We are both water signs, Dad and I. We are non-confrontational people — almost pushovers but stubborn as hell. We are mysterious creatures of the Scorpio zodiac, we are quiet and some people mistake us for dumb. We both cry at the drop of a hat. Dad did receive some level of brain damage during his drowning accident. I spent my whole life sticking up for him, defending him. Though at some points I’ll admit I plain gave up. My dad’s not dumb, but he is different — that’s what I finally settled on. It took me a hell of a long time to accept that.

My dad’s not dumb, but he is different — that’s what I finally settled on.

I was one year old plus some change at the time my mother left us (I’m not looking for pity, those are just the facts). Dad took to doing the dishes by hand, very slowly, with hot soapy water, but this wasn’t so strange because Dad did the dishes before my mother left too. I think he just liked being in the water.

I crawled around on the sticky linoleum floor, gummy from the juice of peach from a can. I remember looking up at my father doing my mother’s job. He was in his work clothes and it was after dark. I saw a flash of myself in the kitchen sink before she left. I could almost see her standing there washing my body — a dishwater blond with no face, just legs and high heels like those moms in the old cartoons. Comfort just for the fact that they were there. Dish doers and diaper changers and dinner makers and ice tray fillers. Something we just did not have. The essential tool, missing.

Ten years later I had a birthday party at the beach. I invited my entire sixth grade class, and to my shock, everybody showed up. Dad embarrassed me by bannering long streams of white toilet paper from the driftwood totem poles on South Beach in Crescent City, a marker of where the party was. A store-bought stream of purple tissue paper had not been considered.

A couple of the mothers who dropped off their daughters looked warily around for signs of my mother. They found none. I just wanted them to go away. I did not even want them to stay because their judgement and misunderstanding was palpable. Luckily, they left, not quite knowing what to think. These are the ones who returned first for their daughters.

Dad warmed wienies on driftwood sticks over the campfire and we all ran around like we were still kids, which we were — but barely. My peers brought gifts, tons of gifts, each one of them. My dad actually bought me that expensive black and white Adidas jacket I had wanted so much. The ocean lapped at the whole scene, father and daughter, fire and friends. The sun went down while we were still out running and playing up and down the beach. And even though I didn’t have a mother, life was perfect.

I had been so excited about my fancy mom-wrapped gifts but I was so busy running and playing that I didn’t notice when the tide came in and took my birthday booty — piece by piece in the setting sun. It was all gobbled up by the great inhale-exhale of the Pacific Ocean. And there was no getting any of it back.

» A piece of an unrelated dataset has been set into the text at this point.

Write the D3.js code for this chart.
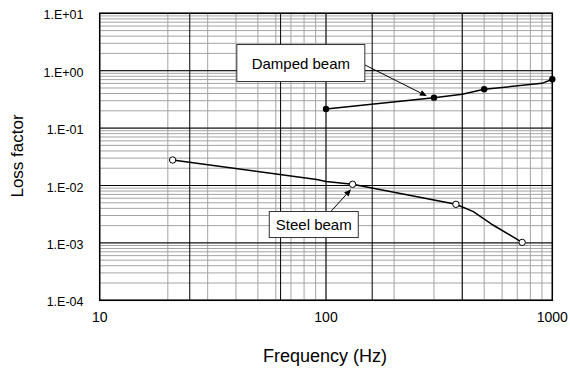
<!DOCTYPE html>
<html>
<head>
<meta charset="utf-8">
<script src="https://cdn.jsdelivr.net/npm/d3@7"></script>
<style>
  body { margin: 0; background: #fff; }
  text { font-family: "Liberation Sans", Arial, sans-serif; fill: #000; }
</style>
</head>
<body>
<script>
// damped beam: measured points (markers) and the connecting band curve
var dampedFreq = [100, 300, 500, 1000];
var dampedLoss = [0.215, 0.339, 0.474, 0.708];
var dampedCurveFreq = [100, 300, 400, 500, 900, 1000];
var dampedCurveLoss = [0.215, 0.339, 0.388, 0.474, 0.602, 0.708];

// steel beam
var steelFreq = [21, 131, 375, 736];
var steelLoss = [0.0278, 0.0105, 0.0047, 0.00102];
var steelCurveFreq = [21, 91, 100, 131, 375, 448, 547, 736];
var steelCurveLoss = [0.0278, 0.0127, 0.0117, 0.0105, 0.0047, 0.0035, 0.00205, 0.00102];

var xTickValues = [10, 100, 1000];
var xTickLabels = ["10", "100", "1000"];
var yTickValues = [10, 1, 0.1, 0.01, 0.001, 0.0001];
var yTickLabels = ["1.E+01", "1.E+00", "1.E-01", "1.E-02", "1.E-03", "1.E-04"];
var majorFreqLines = [25, 63, 100, 160, 400];

// callouts, given in data units: box centre, arrow tail, arrow tip
var callouts = [
  { text: "Damped beam", boxF: 77.4, boxV: 1.36, w: 128, h: 37,
    tailF: 148.7, tailV: 1.257, tipF: 279, tipV: 0.362 },
  { text: "Steel beam", boxF: 88.3, boxV: 0.00209, w: 89, h: 26,
    tailF: 104.9, tailV: 0.0035, tipF: 129, tipV: 0.00859 }
];

function draw_chart() {
  var size = ({ width: 570, height: 369 });
  var plot = ({ left: 99.7, right: 552.3, top: 13.3, bottom: 300.3 });

  var svg = d3.select("body").append("svg")
              .attr("width", size.width)
              .attr("height", size.height);

  var x = d3.scaleLog().domain([10, 1000]).range([plot.left, plot.right]);
  var y = d3.scaleLog().domain([0.0001, 10]).range([plot.bottom, plot.top]);

  var grid = svg.append("g");
  // minor grid
  grid.selectAll(".vminor")
      .data(x.ticks())
      .enter().append("line")
      .attr("x1", d => x(d)).attr("x2", d => x(d))
      .attr("y1", plot.top).attr("y2", plot.bottom)
      .attr("stroke", "#a4a4a4").attr("stroke-width", 1);
  grid.selectAll(".hminor")
      .data(y.ticks())
      .enter().append("line")
      .attr("x1", plot.left).attr("x2", plot.right)
      .attr("y1", d => y(d)).attr("y2", d => y(d))
      .attr("stroke", "#a4a4a4").attr("stroke-width", 1);
  // major grid
  grid.selectAll(".vmajor")
      .data(majorFreqLines)
      .enter().append("line")
      .attr("x1", d => x(d)).attr("x2", d => x(d))
      .attr("y1", plot.top).attr("y2", plot.bottom)
      .attr("stroke", "#000").attr("stroke-width", 1);
  grid.selectAll(".hmajor")
      .data(yTickValues)
      .enter().append("line")
      .attr("x1", plot.left).attr("x2", plot.right)
      .attr("y1", d => y(d)).attr("y2", d => y(d))
      .attr("stroke", "#000").attr("stroke-width", 1);

  svg.append("rect")
     .attr("x", plot.left).attr("y", plot.top)
     .attr("width", plot.right - plot.left)
     .attr("height", plot.bottom - plot.top)
     .attr("fill", "none").attr("stroke", "#000").attr("stroke-width", 1.5);

  // tick labels
  svg.selectAll(".xlab")
     .data(xTickValues)
     .enter().append("text")
     .attr("x", d => x(d)).attr("y", 321.5)
     .attr("text-anchor", "middle")
     .style("font-size", "14px")
     .text((d, i) => xTickLabels[i]);
  svg.selectAll(".ylab")
     .data(yTickValues)
     .enter().append("text")
     .attr("x", 83.5).attr("y", d => y(d) + 6)
     .attr("text-anchor", "end")
     .style("font-size", "12.5px")
     .text((d, i) => yTickLabels[i]);

  svg.append("text")
     .attr("x", 325).attr("y", 362)
     .attr("text-anchor", "middle")
     .style("font-size", "18px")
     .text("Frequency (Hz)");
  svg.append("text")
     .attr("transform", "translate(23,156) rotate(-90)")
     .attr("text-anchor", "middle")
     .style("font-size", "17px")
     .text("Loss factor");

  var line = d3.line().x(d => x(d[0])).y(d => y(d[1]));

  svg.append("path")
     .datum(d3.zip(dampedCurveFreq, dampedCurveLoss))
     .attr("d", line)
     .attr("fill", "none").attr("stroke", "#000").attr("stroke-width", 1.5);
  svg.append("path")
     .datum(d3.zip(steelCurveFreq, steelCurveLoss))
     .attr("d", line)
     .attr("fill", "none").attr("stroke", "#000").attr("stroke-width", 1.5);

  svg.selectAll(".damped")
     .data(d3.zip(dampedFreq, dampedLoss))
     .enter().append("circle")
     .attr("cx", d => x(d[0])).attr("cy", d => y(d[1]))
     .attr("r", 3.2)
     .attr("fill", "#000");
  svg.selectAll(".steel")
     .data(d3.zip(steelFreq, steelLoss))
     .enter().append("circle")
     .attr("cx", d => x(d[0])).attr("cy", d => y(d[1]))
     .attr("r", 3.2)
     .attr("fill", "#fff").attr("stroke", "#000").attr("stroke-width", 1);

  // callouts with arrows
  callouts.forEach(c => {
    var x1 = x(c.tailF), y1 = y(c.tailV), x2 = x(c.tipF), y2 = y(c.tipV);
    var ang = Math.atan2(y2 - y1, x2 - x1);
    var len = 7, half = 3;
    var bx = x2 - len * Math.cos(ang), by = y2 - len * Math.sin(ang);
    svg.append("line")
       .attr("x1", x1).attr("y1", y1).attr("x2", bx).attr("y2", by)
       .attr("stroke", "#000").attr("stroke-width", 1);
    svg.append("path")
       .attr("d", "M" + x2 + "," + y2 +
                  "L" + (bx + half * Math.sin(ang)) + "," + (by - half * Math.cos(ang)) +
                  "L" + (bx - half * Math.sin(ang)) + "," + (by + half * Math.cos(ang)) + "Z")
       .attr("fill", "#000");

    var cx = x(c.boxF), cy = y(c.boxV);
    svg.append("rect")
       .attr("x", cx - c.w / 2).attr("y", cy - c.h / 2)
       .attr("width", c.w).attr("height", c.h)
       .attr("fill", "#fff").attr("stroke", "#333").attr("stroke-width", 1);
    svg.append("text")
       .attr("x", cx).attr("y", cy + 5.5)
       .attr("text-anchor", "middle")
       .style("font-size", "15px")
       .text(c.text);
  });
}

draw_chart();
</script>
</body>
</html>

I was so busy running and playing that I didn’t notice when the tide came in and took my birthday booty — piece by piece in the setting sun.

When Dad “was a boy” (as he often said), that same beach was at least 20 feet under water. The tsunami of 1964 picked up dive bars and fish n’ chip shacks and set them back down, upside down and facing the wrong way, right on top of Highway 101 South.

True story. Eleven people died. You can’t trust the ocean, my dad said, you can’t help but love it either.

We are water people, Dad and I. We are fluid people, divided by rocks and matter, moved by the moon, unpredictable, barely contained, non-confrontational, and we cry at the drop of a hat. We are water signs, Dad and I.

Terah Van Dusen

By Terah Van Dusen

Terah Van Dusen is a poet, essayist, and Postmaster for the United States Postal Service. She lives in Elmira, Oregon (outside of Eugene) and is inspired by hard truths, rock concerts, seafood, sex, intimacy, letter writing, and reading memoirs.

One reply on “Water Signs”

I’d like to recreate that moment on the beach into a short film. I want to see what your dad was doing while the water scraped your presents away. And I want to see the beauty of watching them drift away. But the whole scene makes me cringe too!